Ils sont tous sans travail mais dans la force de l’âge, entre vingt et quarante ans; ils se préparent à descendre à six ou sept mètres dans les eaux du Tage, remuées par les courants et troublées par la vase. Ils y resteront pendant plus de deux heures, m’explique un Capeverdien qui enfile une combinaison de néoprène rafistolée, par-dessus un training, des chaussettes montant jusqu’aux genoux, un t-shirt et un pull de laine. Ramasser à cette profondeur des palourdes, une à une, est un métier pénible et dangereux, on en meurt.
Le Capeverdien me montre l’un de ses collègues, cul nu derrière un panneau de bois vermoulu; il écarte les jambes et y glisse un pampers blanc, immaculé, qu’il referme et noue à la taille. C’est la parade, me dit-il, qu’ont trouvé les plus vieux pour se protéger de sales blessures. Lui, ça ne fait que trois ans qu’il pêche la palourde, il ne porte pas de pampers, il verra plus tard; cette fierté a son prix, il ne ramasse qu’une quarantaine de kilos par marée tandis que les vieux, qui mettent tous les atouts de leur côté, arrivent à soixante.
Le propriétaire fait démarrer le moteur, les pêcheurs ont déposé dans le fond du bateau les cinq paires de bouteilles d’oxygène, un nombre égal de ceintures de plomb et des nasses aux solides mailles qui peuvent chacune contenir une vingtaine de kilos de palourdes. Il faut savoir que le cours de mollusque bivalve qu’on s’arrache sur les terrasses de Lisbonne a pris l’ascenseur, il a passé de 5 à 6 euros le kilo.
Ce soir, une fois encore, les pêcheurs d’Alcochete ne demanderont rien à personne, ce gagne-pain illicite les nourrit, c’est également une activité complète: on y trouve de la force, du courage, de la fierté, des sourires, le soleil, mais aussi quelques embrouilles pour nous rappeler que, malgré la grandeur du jour et la générosité de ces hommes, ce m’est pas le paradis.

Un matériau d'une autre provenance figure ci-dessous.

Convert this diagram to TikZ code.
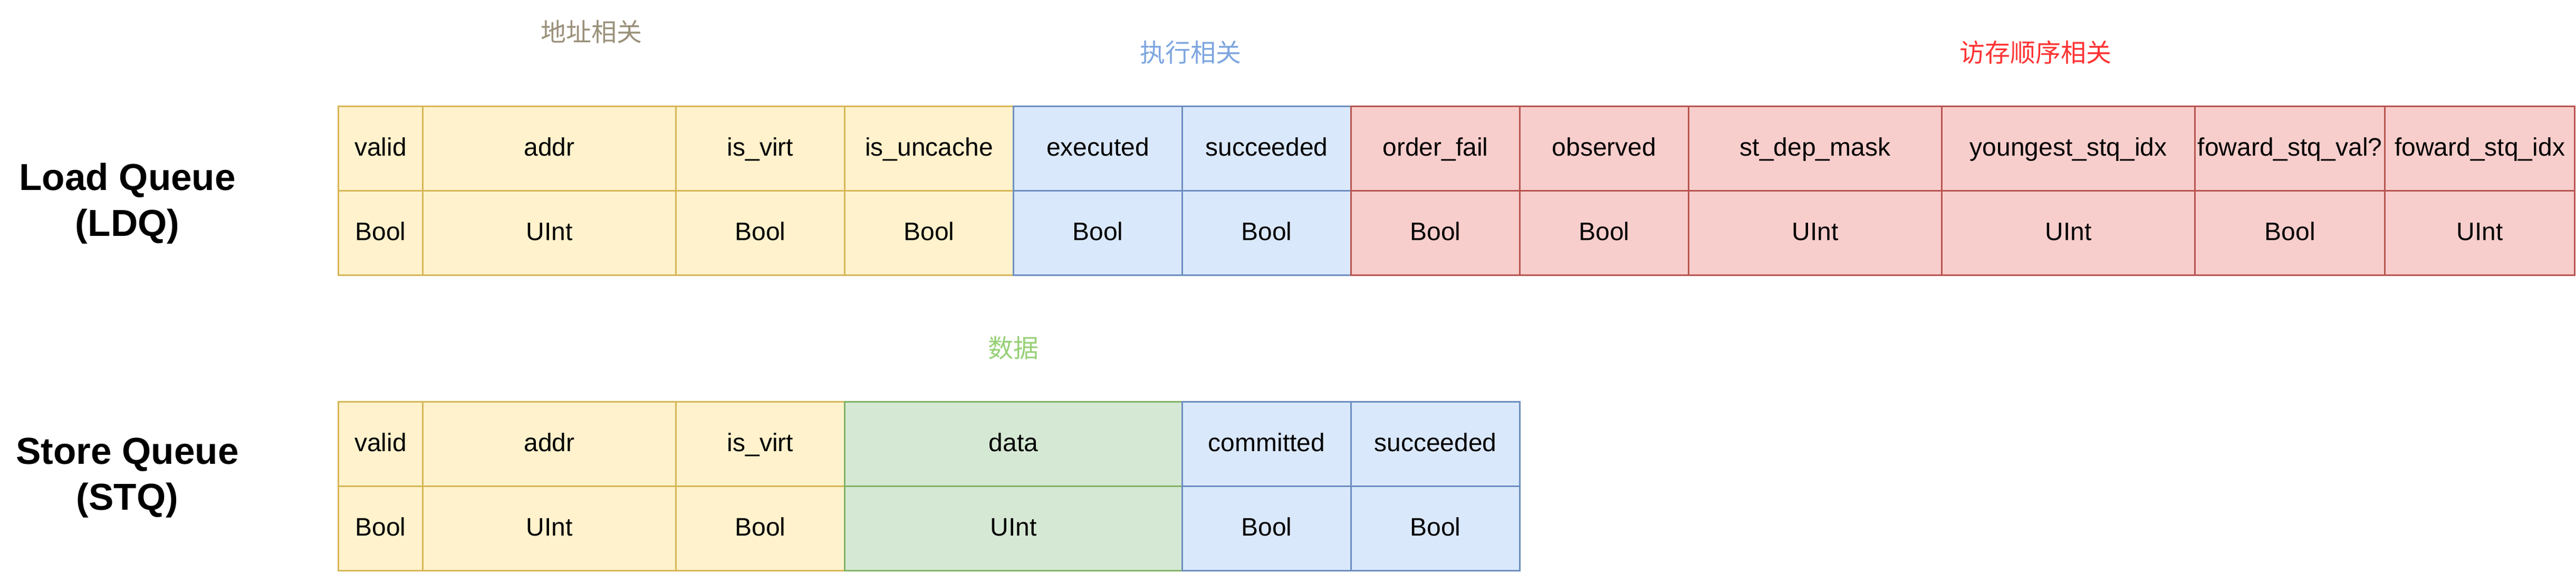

Bom dia, buom dia, un café devant l’église d’Alcochete. Obrigado, muito obrigado, en route pour Oriente.
Je fais un saut jusqu’à l’Aquarium, une exposition temporaire est consacrée à Takashi Anano, un Japonais qui a photographié tout au long de sa vie des paysages à l’écart de tout, « intacts », mais qui a aussi conçu une série d’aquariums sur le modèle des jardins japonais; celui que l’on peut admirer ces jours à Lisbonne se présente comme un long panorama silencieux et transparent, qui fait le tour d’une salle du second étage. Il ne s’y passe rien, ou presque rien: du gravier, de l’eau, de la lumière; de modestes poissons, peu nombreux, qui se prélassent comme des rois, des bruyères et des herbes de cimetière marin, pauvres et déliées qui dansent, tantôt seules tantôt accompagnées, amoureuses  des courbes.


Photo | Yara Lettenbichler

Je consulte mes messages à l’aéroport, Yara se réjouit de sa collecte de la veille; elle travaille ces jours à un texte qui devrait l’aider à fixer les intentions de ses prochains travaux. Elle me l’enverra; qu’elle soit curieuse de ce que j’en pense m’honore.
Rien n’est tout simple avec ces brimborions que les gens peinent à identifier, à mi-distance des merdouilles et des bijoux. Le douanier a repéré dans sa boite à détection mon poudingue tenu serré dans un sac en plastique, il me demande de me tenir à distance, enfile des gants, ouvre ma valise et considère le tas. Il appelle son chef, les pierres sont interdites, la contrebande de gemmes également. Le chef liquide l’affaire, c’est bon pour cette fois. Ouf!
Je rédige ces notes à dix mille mètres au-dessus de la terre du Portugal qui fume par endroits, l’avion survole des déserts, Madrid, les Pyrénées, Toulouse, des champs et des prés, d’innombrables villes inconnues avant de plonger sur le Léman. Il fait beau et chaud sur toute l’Europe.